When immense racial injustice was occurring in South Africa during the 1980s, the Arizona Coalition Against Apartheid pressured the Arizona Board of Regents to decree divestment from companies doing business with the region. Because of the coalition’s dedication, ABOR mandated that ASU and UA divest $3.4 million from said companies in September 1985.

What happened in Arizona is an example of socially responsible investing (SRI), or avoiding investment in firms with business strategies that bring harm to people, communities and/or the surrounding environment.

Twenty-five years later, students nationwide are demanding once again that universities uphold social justice by divesting from businesses that perpetuate human rights violations.

Since President Michael Crow took office in 2002, the ASU administration has sought to become a New American University, which calls for the University to “be socially embedded” and “transform society.” A university’s investment is a reflection of its values, and ASU is overdue in the creation of an advisory committee dedicated to human rights and social responsibility.

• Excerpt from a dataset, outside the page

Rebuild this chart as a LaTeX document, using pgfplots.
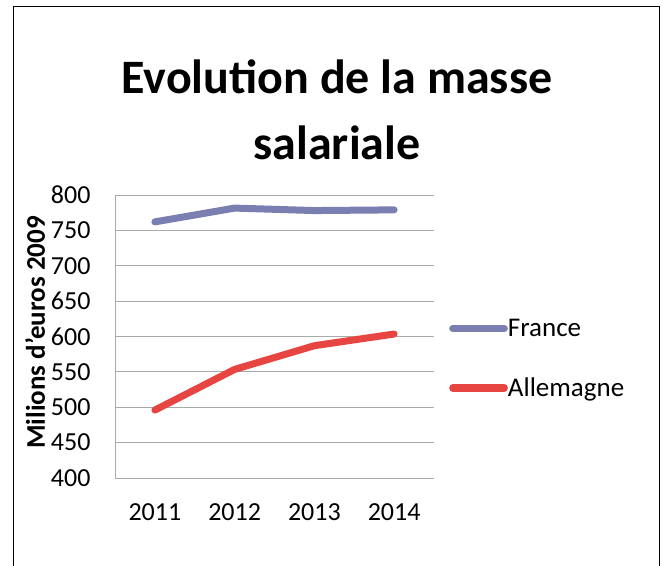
\documentclass[border=0pt]{standalone}
\usepackage{fontspec}
\setmainfont{Carlito}
\usepackage{pgfplots}
\pgfplotsset{compat=1.18}
\definecolor{frc}{RGB}{122,126,176}
\definecolor{dec}{RGB}{230,69,66}
\definecolor{gridc}{RGB}{170,170,170}
\begin{document}
\begin{tikzpicture}[x=1pt,y=1pt]
\useasboundingbox (0,0) rectangle (663,565);
\draw[line width=1pt] (13,-2) -- (13,558) -- (659,558) -- (659,-2);
\node[font=\bfseries\fontsize{48}{60}\selectfont, anchor=base] at (337,471) {Evolution de la masse};
\node[font=\bfseries\fontsize{48}{60}\selectfont, anchor=base] at (337,405) {salariale};
\begin{axis}[
  at={(115pt,87pt)}, anchor=south west,
  scale only axis, width=319pt, height=283pt,
  xmin=0.5, xmax=4.5, ymin=400, ymax=800,
  ytick={400,450,...,800},
  xtick={1,2,3,4}, xticklabels={2011,2012,2013,2014},
  axis x line*=bottom, axis y line*=left,
  axis line style={gridc, line width=1pt},
  ymajorgrids, major grid style={gridc, line width=1pt},
  major tick length=0pt,
  tick label style={font=\fontsize{26}{30}\selectfont},
  /pgf/number format/assume math mode=true,
  yticklabel style={xshift=-21pt},
  xticklabel style={yshift=-22pt},
  ylabel={Milions d'euros 2009},
  every axis y label/.style={at={(axis description cs:-0.25,0.514)}, rotate=90, anchor=center,
    font=\bfseries\fontsize{27}{30}\selectfont},
  legend style={at={(axis description cs:1.047,0.422)}, anchor=west, draw=none, fill=none,
    inner sep=0pt, row sep=40pt, font=\fontsize{27}{32}\selectfont,
    nodes={inner sep=0pt, outer sep=0pt}},
  legend cell align=left,
  legend image code/.code={\draw[#1, line width=7.5pt, line cap=round] (3.75pt,0pt) -- (55pt,0pt);},
]
\addplot[frc, line width=7pt, line cap=round, line join=round] coordinates {(1,762) (2,781.5) (3,778) (4,779)};
\addlegendentry{France}
\addplot[dec, line width=7pt, line cap=round, line join=round] coordinates {(1,496) (2,553.5) (3,587) (4,603.5)};
\addlegendentry{Allemagne}
\end{axis}
\end{tikzpicture}
\end{document}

Ideally, the committee would consist of ASU faculty and students who have immense experience working with human rights to examine investments made by the University and the ASU Foundation, which controls $731 million. Because accountability, integrity and transparency are three values upheld by the ASU Foundation, it is reasonable for a committee of experts on social responsibility to evaluate the University’s investments.

This semester, the ASU Coalition for Human Rights (ASUCHR) met with Senior Vice President of University Student Initiatives James Rund to set up a committee for SRI, similar to the University Committee for Monitoring Labor and Human Rights Issues that has existed for years at UA.

However, Danielle Bäck, an officer in ASUCHR who met with Rund Nov. 5, said Rund curiously backpedaled on plans to create a committee after months of progress. Rund said the administration feels no need to create a separate organization on an implicit issue because there are already representative entities in place for students.

At a separate lunch with the W. P. Carey School of Business Deans on Tuesday,, a business student asked Dean Robert Mittelstaedt about SRI at ASU. Mittelstaedt, who is also a fiduciary in the ASU Foundation, replied that, “social investment is a weak criteria” because there are too many considerations in evaluating social responsibility. Based on moral relativism taught in ethics courses, the dean’s excuse for not wanting to address the roots of societal oppression is impermissible.

Resistance to SRI from ASU administration leaves many students, including myself, wondering: Where’s the social embeddedness? Where is the societal transformation? In a state like Arizona, where our policy makers condone racism, sexism, classism and everything in between, it is imperative for students at Arizona’s public universities to rise up for a just future.

University administrations in Arizona and the Arizona Board of Regents should respect the student community, for it is this world we will inherit. As former Regent Edith Auslander, who introduced the divestment order in 1985, said, “It’s important to understand that the money was such a drop in the bucket in the total picture of investments in South Africa, and ABOR’s divestment would be a symbolic gesture that could demonstrate anti-apartheid sentiment.”

It is time for ASU to catch up with UA and other universities by creating a committee committed to socially responsible investment, even if it is a symbolic gesture in a larger portrait.